つまり、「カマ(鎌)」というこの草刈りの道具の名は、洒落(しゃれ)でできた呼び名なんだ。こういう風なのが「大和ことば」ならではの粋(いき)なコトバの作り方。


その或るコトバというのは「カマル」(月)と「カマ−ン」(弓)というコトバなんだけれど、そのことは又あとで云う。


本当にたまたま形の上でも音の上でも似ていて、それで「やまと歌」の中では技として、


     「鎌」 = 「月(三日月)」 = 「弓」


という風になっている。上のような「かま」(鎌)の事情でもって、歌の中に「鎌」がじかに出ていたり、或いは「真草刈る」のようになっていたりする時には、「カマ」(鎌)はそのエコーとして「カマル」(月)や「カマーン」(弓)を歌に呼び込むことができる。それで最後の第四首は今度はその「弓」のことから「狩り」の光景になる。


実は第一首にも、狩りに関わる弓とか矢のいろいろいろなエコ−が織り込んであって、軽皇子がうとうととしながらもかつての狩りの光景が想われて、なかなか寝付かれない様子が詠まれている。このこともいつか又。
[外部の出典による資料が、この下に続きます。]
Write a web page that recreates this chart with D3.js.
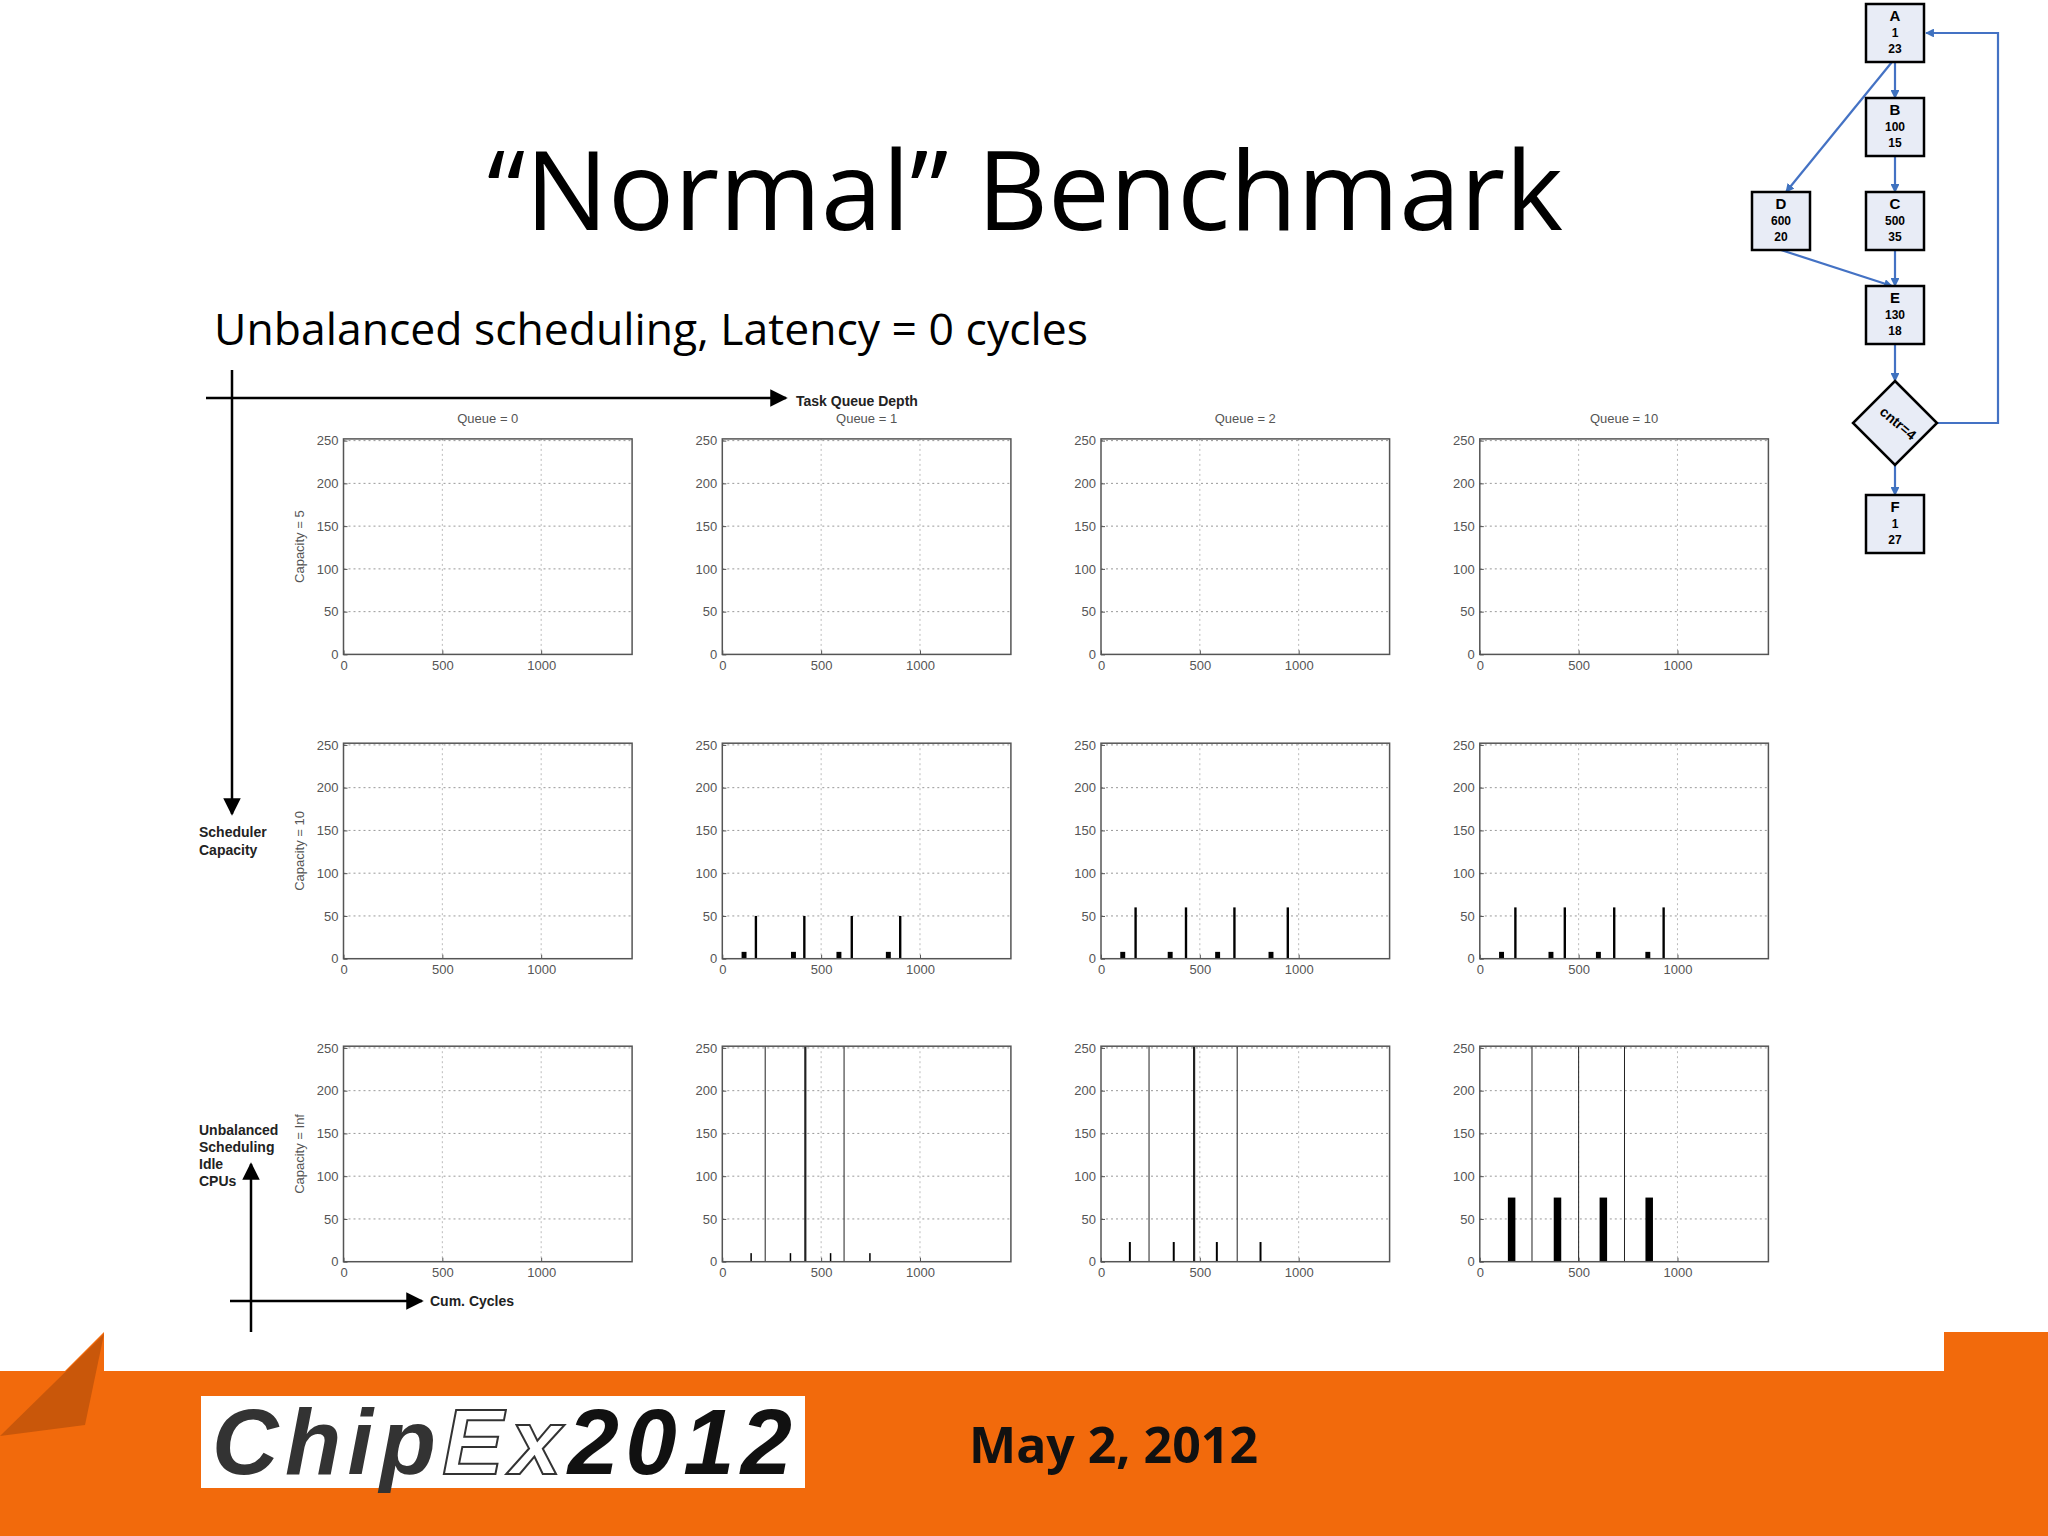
<!DOCTYPE html>
<html><head><meta charset="utf-8">
<script src="https://cdn.jsdelivr.net/npm/d3@7"></script>
<style>body{margin:0;background:#fff}svg{display:block}</style>
</head><body>
<svg id="c" width="2048" height="1536"></svg>
<script>
const queueLabels = ["Queue = 0","Queue = 1","Queue = 2","Queue = 10"];
const capacityLabels = ["Capacity = 5","Capacity = 10","Capacity = Inf"];
const xTicks = [0,500,1000];
const yTicks = [0,50,100,150,200,250];
// spikes: [x, height, width] per panel (row, col)
const cap10q1 = [[110,8,25],[170,50,12],[360,8,25],[415,50,12],[590,8,25],[655,50,12],[840,8,25],[900,50,12]];
const cap10q2 = [[110,8,25],[175,60,12],[350,8,25],[430,60,12],[590,8,25],[675,60,12],[860,8,25],[945,60,12]];
const cap10q10 = [[110,8,25],[180,60,12],[360,8,25],[430,60,12],[600,8,25],[680,60,12],[850,8,25],[930,60,12]];
const infq1 = [[145,10,6],[344,10,6],[547,10,6],[746,10,6]];
const infq2 = [[146,23,10],[368,23,10],[586,23,10],[807,23,10]];
const infq10 = [[161,75,38],[393,75,38],[625,75,38],[857,75,38]];
const infq1Lines = [[217,1],[420,2.2],[616,1]];
const infq2Lines = [[243,1],[471,2.2],[689,1]];
const infq10Lines = [[264,1],[500,1],[732,1]];
const panelSpikes = [[[],[],[],[]],[[],cap10q1,cap10q2,cap10q10],[[],infq1,infq2,infq10]];
const panelLines = [[[],[],[],[]],[[],[],[],[]],[[],infq1Lines,infq2Lines,infq10Lines]];
const flowNodes = [["A","1","23"],["B","100","15"],["C","500","35"],["D","600","20"],["E","130","18"],["F","1","27"]];

const svg = d3.select("#c");

// footer
svg.append("rect").attr("x",0).attr("y",1371).attr("width",2048).attr("height",165).attr("fill","#f26a0c");
svg.append("rect").attr("x",1944).attr("y",1332).attr("width",104).attr("height",40).attr("fill","#f26a0c");
svg.append("path").attr("d","M0,1436 L104,1332 L104,1371 Z").attr("fill","#f26a0c");
svg.append("path").attr("d","M0,1436 L85,1425 L104,1334 Z").attr("fill","#c9570a");
// logo
svg.append("rect").attr("x",201).attr("y",1396).attr("width",604).attr("height",92).attr("fill","#fff");
const lg = svg.append("text").attr("x",212).attr("y",1474).attr("font-family","Liberation Sans, Arial").attr("font-weight","bold").attr("font-style","italic").attr("font-size",92).attr("textLength",580);
lg.append("tspan").attr("fill","#333").text("Chip");
lg.append("tspan").attr("fill","#fff").attr("stroke","#333").attr("stroke-width",2).text("Ex");
lg.append("tspan").attr("fill","#111").text("2012");
svg.append("text").attr("x",969).attr("y",1463).attr("font-family","Open Sans, Lato, sans-serif").attr("font-weight","bold").attr("font-size",50).attr("fill","#111").text("May 2, 2012");

// title
svg.append("text").attr("x",1025).attr("y",230).attr("text-anchor","middle").attr("font-family","Open Sans, Lato, sans-serif").attr("font-size",110).attr("fill","#000").text("\u201CNormal\u201D Benchmark");
svg.append("text").attr("x",214).attr("y",345).attr("font-family","Open Sans, Lato, sans-serif").attr("font-size",44.5).attr("fill","#000").text("Unbalanced scheduling, Latency = 0 cycles");

// panels
const colX = [343.5,722.3,1101,1479.8], rowY = [438.9,743.2,1046.2];
const W = 288.6, H = 215.5;
const x = d3.scaleLinear().domain([0,1460]).range([0,W]);
const y = d3.scaleLinear().domain([0,252]).range([H,0]);
const tickFont = "Liberation Sans, Arial";
rowY.forEach((ry,r)=>colX.forEach((cx,c)=>{
  const g = svg.append("g").attr("transform",`translate(${cx},${ry})`);
  g.append("rect").attr("width",W).attr("height",H).attr("fill","#fff");
  g.selectAll(".gy").data(yTicks.slice(1)).join("line").attr("x1",0).attr("x2",W).attr("y1",d=>y(d)).attr("y2",d=>y(d)).attr("stroke","#999").attr("stroke-dasharray","2,3");
  g.selectAll(".gx").data(xTicks.slice(1)).join("line").attr("y1",0).attr("y2",H).attr("x1",d=>x(d)).attr("x2",d=>x(d)).attr("stroke","#bbb").attr("stroke-dasharray","2,3");
  g.selectAll(".ln").data(panelLines[r][c]).join("line").attr("x1",d=>x(d[0])).attr("x2",d=>x(d[0])).attr("y1",0).attr("y2",H).attr("stroke","#222").attr("stroke-width",d=>d[1]);
  g.selectAll(".sp").data(panelSpikes[r][c]).join("rect").attr("x",d=>x(d[0]-d[2]/2)).attr("width",d=>Math.max(1.5,x(d[2]))).attr("y",d=>y(d[1])).attr("height",d=>H-y(d[1])).attr("fill","#000");
  g.append("rect").attr("width",W).attr("height",H).attr("fill","none").attr("stroke","#555").attr("stroke-width",1.5);
  const ax = g.append("g").attr("transform",`translate(0,${H})`).call(d3.axisBottom(x).tickValues(xTicks).tickFormat(d3.format("d")).tickSize(-4).tickPadding(6));
  const ay = g.append("g").call(d3.axisLeft(y).tickValues(yTicks).tickSize(-4).tickPadding(5));
  [ax,ay].forEach(a=>{a.select(".domain").remove();a.selectAll("line").attr("stroke","#555");a.selectAll("text").attr("font-family",tickFont).attr("font-size",13).attr("fill","#555");});
  if(r===0) g.append("text").attr("x",W/2).attr("y",-16).attr("text-anchor","middle").attr("font-family",tickFont).attr("font-size",13).attr("fill","#555").text(queueLabels[c]);
  if(c===0) g.append("text").attr("transform",`translate(-40,${H/2}) rotate(-90)`).attr("text-anchor","middle").attr("font-family",tickFont).attr("font-size",13).attr("fill","#555").text(capacityLabels[r]);
}));

// annotation arrows
svg.append("defs").append("marker").attr("id","ah").attr("viewBox","0 0 10 10").attr("refX",9).attr("refY",5).attr("markerWidth",7).attr("markerHeight",7).attr("orient","auto").append("path").attr("d","M0,0 L10,5 L0,10 Z").attr("fill","#000");
svg.append("defs").append("marker").attr("id","ahb").attr("viewBox","0 0 10 10").attr("refX",9).attr("refY",5).attr("markerWidth",4).attr("markerHeight",4).attr("orient","auto").append("path").attr("d","M0,0 L10,5 L0,10 Z").attr("fill","#3f72bf");
const arr=(x1,y1,x2,y2)=>svg.append("line").attr("x1",x1).attr("y1",y1).attr("x2",x2).attr("y2",y2).attr("stroke","#000").attr("stroke-width",2.5).attr("marker-end","url(#ah)");
arr(206,398,786,398); arr(232,370,232,814); arr(251,1332,251,1164); arr(230,1301,422,1301);
const lab=(t,x0,y0)=>svg.append("text").attr("x",x0).attr("y",y0).attr("font-family",tickFont).attr("font-weight","bold").attr("font-size",14).attr("fill","#222").text(t);
lab("Task Queue Depth",796,406); lab("Scheduler",199,837); lab("Capacity",199,855);
lab("Unbalanced",199,1135); lab("Scheduling",199,1152); lab("Idle",199,1169); lab("CPUs",199,1186); lab("Cum. Cycles",430,1306);

// flowchart
const bw=58, pos={A:[1895,33],B:[1895,127],C:[1895,221],D:[1781,221],E:[1895,315],F:[1895,524]};
const blue="#4472c4";
const fl=(pts)=>svg.append("path").attr("d",d3.line()(pts)).attr("fill","none").attr("stroke",blue).attr("stroke-width",2.2).attr("marker-end","url(#ahb)");
fl([[1895,62],[1895,98]]); fl([[1895,156],[1895,192]]); fl([[1895,250],[1895,286]]);
fl([[1892,62],[1786,192]]); fl([[1781,250],[1892,286]]);
fl([[1895,344],[1895,381]]); fl([[1895,465],[1895,495]]);
fl([[1937,423],[1998,423],[1998,33],[1926,33]]);
flowNodes.forEach(n=>{
  const [cx,cy]=pos[n[0]];
  svg.append("rect").attr("x",cx-bw/2).attr("y",cy-bw/2).attr("width",bw).attr("height",bw).attr("fill","#e8ecf6").attr("stroke","#000").attr("stroke-width",2.5);
  n.forEach((t,i)=>svg.append("text").attr("x",cx).attr("y",cy-12+i*16).attr("text-anchor","middle").attr("font-family",tickFont).attr("font-weight","bold").attr("font-size",i===0?15:12).attr("fill","#000").text(t));
});
svg.append("path").attr("d","M1895,381 L1937,423 L1895,465 L1853,423 Z").attr("fill","#e8ecf6").attr("stroke","#000").attr("stroke-width",2.5);
svg.append("text").attr("transform","translate(1895,427) rotate(40)").attr("text-anchor","middle").attr("font-family",tickFont).attr("font-weight","bold").attr("font-size",14).text("cntr=4");
</script>
</body></html>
それで、つまり、「鎌」、「弓」のいずれも、そのことを云わずして歌に出している。「月」は第三首で初めて姿を出しているように見えて、実は上の説明のように、云わずして第一、第二首に出してある。これが「鎌を掛ける」ということ。


それともう一つ、第一首で月が皓々と輝いている、というのは、「旅人」の「タビ」でもってそうと分かる。「タ−ブ」という或るコトバがあって、それは「輝く」という意味で、「旅人」の「タビ」のエコーになっている。これもあとで言う。


斉藤茂吉の師である伊藤左千夫という人は、この「旅人」のところをとても敏感に感じ取っていて、


  「宿る旅人」も余りよそよそしい言い方でおもしろくない、


と書いている。左千夫はこの歌について、更にこうも書いている。


  感情の現れと云ふよりは、他の感情を余所(よそ)から説明したに過ぎない感がある。


おじさんは、普通めったに思い付かないような、「他の感情を余所(よそ)から説明」、といった、そういう云い方ができるとは、歌人とはこうも敏感なものか、と驚いていた。


人麿が敢えて「旅人」という風に詠んでいるのは、技法的に実際に左千夫が言うとおりの、「他の感情を余所から説明」するという、そういうことをやっているわけで、「(月が)輝いている」ということを云わんがためなの。